Friday, October 8, 2010

The Girl Who Played With Fire

The Girl Who Played with Fire
I picked up both this book an "The Girl with the Dragon Tattoo" at the same time and read them back to back. The story of Lisbeth Salander is a pretty dark and compelling one and The Girl Who Played With Fire finally gives us some insight into the issues that plague Lisbeth and cause her to be so uncomfortable with people.

While the main characters, Lisbeth and Mikael, are the same in this story their relationship is entirely different. Mikael has lost all contact with Lisbeth and spends the vast majority trying to help Lisbeth without her even knowing about it. Listbeth, on the other hand, is living an even more complicated life than she had in "The Girl with the Dragon Tattoo".

Thanks to the money she managed to acquire near the end of the prior book Lisbeth is finally in a state of economic contentment; however, her personal life becomes even more tumultuous as she deals with various men who are preoccupied with exacting vengeance upon her for past deeds; including her reclamation of independence in the first book.

Over the course of the story Salandar seems to open up a bit more and to trust others a little more and, once again, when she faces her personal protagonist I found myself hoping she would once again be brutally vicious in punishing him.
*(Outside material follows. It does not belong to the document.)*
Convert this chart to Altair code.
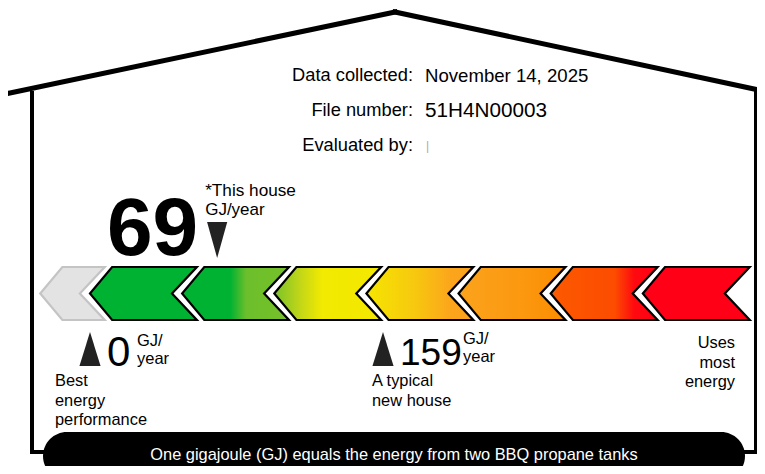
import altair as alt
import pandas as pd

# ---------------- data ----------------
band_names = ["off", "b1", "b2", "b3", "b4", "b5", "b6", "b7"]
band_start_gj = [-27, 0, 50, 100, 150, 200, 250, 300]   # left tip of each chevron (GJ/year)
band_end_gj = [8, 58, 108, 158, 208, 258, 308, 358]      # right corners of each chevron (GJ/year)
band_stops = [
    [("#e3e3e3", 0.0), ("#e3e3e3", 1.0)],
    [("#00b232", 0.0), ("#00b232", 1.0)],
    [("#00b232", 0.0), ("#00b232", 0.45), ("#6cbf2b", 0.6), ("#76c12a", 1.0)],
    [("#79c22a", 0.0), ("#c4d717", 0.25), ("#f2ea00", 0.45), ("#f4e800", 1.0)],
    [("#f5e600", 0.0), ("#f7c80f", 0.45), ("#fca41c", 0.8), ("#fca21c", 1.0)],
    [("#fba31c", 0.0), ("#fb9810", 0.6), ("#fb8c00", 1.0)],
    [("#fc5a00", 0.0), ("#fc4c00", 0.6), ("#ff0a10", 0.78), ("#ff0016", 1.0)],
    [("#ff0016", 0.0), ("#ff0016", 1.0)],
]
band_strokes = ["#c4c4c4", "#000", "#000", "#000", "#000", "#000", "#000", "#000"]

house_gj = 69
best_gj = 0
typical_gj = 159

info_labels = ["Data collected:", "File number:", "Evaluated by:"]
info_values = ["November 14, 2025", "51H4N00003", "|"]
footer_text = "One gigajoule (GJ) equals the energy from two BBQ propane tanks"

# ---------------- layout ----------------
W, H = 749, 458          # whole page (765x474) minus the 8px body margin
FONT = "Liberation Sans, Arial, sans-serif"
X_DOM = [-44.5, 361.95]
PX_PER_GJ = W / (X_DOM[1] - X_DOM[0])
xs = alt.Scale(domain=X_DOM, range=[0, W], nice=False, zero=False)
ys = alt.Scale(domain=[8, 8 + H], range=[0, H], nice=False, zero=False)
one = pd.DataFrame({"k": [0]})


def px(v):
    return v - 8


layers = []


# house outline
def seg(x1, y1, x2, y2, w):
    return alt.Chart(one).mark_rule(color="black", strokeWidth=w, strokeCap="square").encode(
        x=alt.value(px(x1)), y=alt.value(px(y1)), x2=alt.value(px(x2)), y2=alt.value(px(y2)))


layers += [
    seg(10, 93, 395, 12, 5),
    seg(395, 12, 768, 92, 5),
    seg(32, 93, 32, 452, 4),
    seg(32, 452, 50, 452, 4),
    seg(756, 90, 756, 452, 4),
    seg(756, 452, 740, 452, 4),
]

# footer pill
layers.append(alt.Chart(one).mark_rect(color="black", cornerRadius=24).encode(
    x=alt.value(px(43)), x2=alt.value(px(745)), y=alt.value(px(432)), y2=alt.value(px(480))))
layers.append(alt.Chart(one).mark_text(text=footer_text, color="white", font=FONT, fontSize=16.4,
                                       align="center", baseline="middle").encode(
    x=alt.value(px(394)), y=alt.value(px(455))))

# info block
info = pd.DataFrame({"label": info_labels, "value": info_values, "row": list(range(len(info_labels)))})
base_info = alt.Chart(info).transform_calculate(yy="76 + 35 * datum.row")
layers.append(base_info.mark_text(font=FONT, fontSize=18.3, align="right", baseline="middle", color="black").encode(
    x=alt.value(px(413)), y=alt.Y("yy:Q", scale=ys, axis=None), text="label:N"))
layers.append(base_info.transform_filter("datum.row != 2").mark_text(
    font=FONT, align="left", baseline="middle", color="black").encode(
    x=alt.value(px(425)), y=alt.Y("yy:Q", scale=ys, axis=None), text="value:N",
    size=alt.condition("datum.row == 1", alt.value(20.7), alt.value(18.6))))
layers.append(base_info.transform_filter("datum.row == 2").mark_text(
    font=FONT, fontSize=12, align="left", baseline="middle", color="#aaaaaa").encode(
    x=alt.value(px(426)), y=alt.Y("yy:Q", scale=ys, axis=None), text="value:N"))

# chevron bands (one symbol per band, sized from its GJ extent)
Y_MID, HALF_H = 293.5, 26.5
TIP, NOTCH = 12, 13.5
bands = pd.DataFrame({"band": list(range(len(band_names))),
                      "s": band_start_gj, "e": band_end_gj})
bands["mid"] = (bands["s"] + bands["e"]) / 2
for i in range(len(band_names)):
    wpx = (band_end_gj[i] - band_start_gj[i]) * PX_PER_GJ
    k = wpx / 2
    tipx = -1 + TIP * PX_PER_GJ / k
    notchx = 1 - NOTCH * PX_PER_GJ / k
    hh = HALF_H / k
    path = (f"M-1,0L{tipx:.4f},{-hh:.4f}L1,{-hh:.4f}L{notchx:.4f},0"
            f"L1,{hh:.4f}L{tipx:.4f},{hh:.4f}Z")
    grad = alt.Gradient(gradient="linear", x1=0, x2=1, y1=0, y2=0,
                        stops=[alt.GradientStop(color=c, offset=o) for c, o in band_stops[i]])
    layers.append(alt.Chart(bands).transform_filter(f"datum.band == {i}").mark_point(
        shape=path, size=wpx * wpx, filled=True, fill=grad, opacity=1,
        stroke=band_strokes[i], strokeWidth=2.2, strokeOpacity=1, strokeJoin="miter").encode(
        x=alt.X("mid:Q", scale=xs, axis=None),
        y=alt.value(px(Y_MID))))

# markers
marks = pd.DataFrame({"gj": [best_gj, typical_gj]})
layers.append(alt.Chart(marks).mark_point(shape="M-0.62,1L0,-1L0.62,1Z", size=1156, filled=True,
                                          color="#222", opacity=1, strokeWidth=0).encode(
    x=alt.X("gj:Q", scale=xs, axis=None), y=alt.value(px(349))))
house = pd.DataFrame({"gj": [house_gj]})
layers.append(alt.Chart(house).mark_point(shape="M-0.56,-1L0.56,-1L0,1Z", size=1296, filled=True,
                                          color="#222", opacity=1, strokeWidth=0).encode(
    x=alt.X("gj:Q", scale=xs, axis=None), y=alt.value(px(240))))


def label(df, field, dx, ypix, size, align="left", weight="normal", baseline="middle", lh=None, txt=None):
    kw = dict(font=FONT, fontSize=size, align=align, baseline=baseline, fontWeight=weight,
              color="black", dx=dx)
    if lh:
        kw["lineHeight"] = lh
    ch = alt.Chart(df).mark_text(**kw)
    enc = dict(x=alt.X(field + ":Q", scale=xs, axis=None), y=alt.value(px(ypix)))
    if txt is not None:
        enc["text"] = alt.value(txt)
    return ch.encode(**enc)


house["num"] = house["gj"].astype(str)
layers.append(label(house, "gj", -19, 255, 82, align="right", weight="bold", baseline="alphabetic")
              .encode(text="num:N"))
layers.append(label(house, "gj", -12, 191, 17.2, txt="*This house"))
layers.append(label(house, "gj", -12, 210, 17, txt="GJ/year"))

best = pd.DataFrame({"gj": [best_gj], "num": [str(best_gj)]})
layers.append(label(best, "gj", 17, 366, 42, baseline="alphabetic").encode(text="num:N"))
layers.append(label(best, "gj", 47, 341, 16.5, txt="GJ/"))
layers.append(label(best, "gj", 47, 359, 16.5, txt="year"))
layers.append(label(best, "gj", -35, 373, 16.4, baseline="top", lh=19.5,
                    txt=["Best", "energy", "performance"]))

typ = pd.DataFrame({"gj": [typical_gj], "num": [str(typical_gj)]})
layers.append(label(typ, "gj", 17, 365, 37, baseline="alphabetic").encode(text="num:N"))
layers.append(label(typ, "gj", 80, 339, 16.5, txt="GJ/"))
layers.append(label(typ, "gj", 80, 357, 16.5, txt="year"))
layers.append(label(typ, "gj", -11, 373, 16.4, baseline="top", lh=19.5,
                    txt=["A typical", "new house"]))

layers.append(alt.Chart(one).mark_text(font=FONT, fontSize=16.4, align="right", baseline="top",
                                       lineHeight=19.5, color="black",
                                       text=["Uses", "most", "energy"]).encode(
    x=alt.value(px(735)), y=alt.value(px(335))))

chart = alt.layer(*layers).properties(
    width=W, height=H, autosize=alt.AutoSizeParams(type="none"), padding=0
).configure_view(stroke=None)

chart.save("out.html", embed_options={"renderer": "svg", "actions": False})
Normally I'm not a very violent person but I can't help but feeling a little "old testament eye-for-an-eye" behavior is justified when it comes to Lisbeth.

When I started reading "The Girl With the Dragon Tattoo" I had bit of a desire to visit Sweden; however, by the time I finished "The Girl Who Plays With Fire" I had begun to reconsider it for fear of what might happen to my wife and daughters as we walk down the street. I'm sure I'm being entirely irrational but if there is one thing you can say for Steig's books; they don't really sell Sweden as a place that is friendly toward women.